A FEW years ago I piloted a vintage Tiger Moth biplane above the Northamptonshire countryside where as young children, my brother, cousins and I enjoyed exploring.

As I gazed earthwards from the open cockpit, waves of nostalgia and poignancy swept over me because those meadows above which we watched skylarks ascending and hedgerows where yellowhammers sang and nested had now vanished beneath a sprawling housing development stretching as far as the eye could see.
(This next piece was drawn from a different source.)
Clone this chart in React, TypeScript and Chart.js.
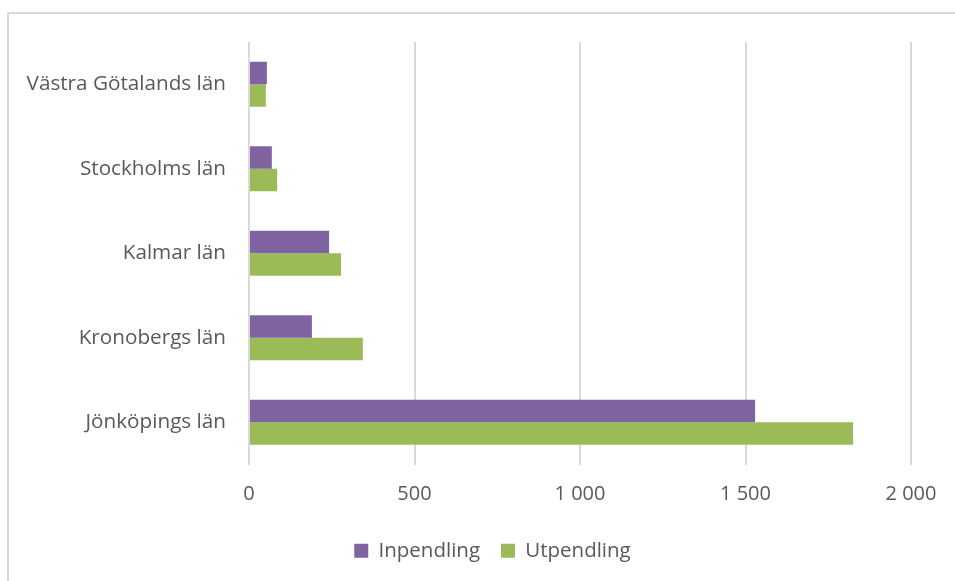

This set me thinking, for we are losing vast tracts of countryside to development and much wildlife is in decline. So, in 50 years' time I wonder:

  • Will swallows be flocking on telephone wires and swifts still speed screaming round lofty church spires?
  • Will nightingales thrill country dwellers at twilight and skylarks ascend to sing sweetly at first light?
  • Will cuckoos return as they did years ago and the dawn chorus echo through woods and hedgerow?
  • Will yellowhammers sing about bread and no cheese and greenfinches utter their long-winded wheeeze?
  • Will we watch lapwings tumbling aerial displays or hear chiffchaff and willow warbler on sunny days?
  • Will those glorious birdsongs that we can still hear be mere cherished memories from yesteryear?

For at the present steep rate of decline to lose countryside birds seems only a matter of time.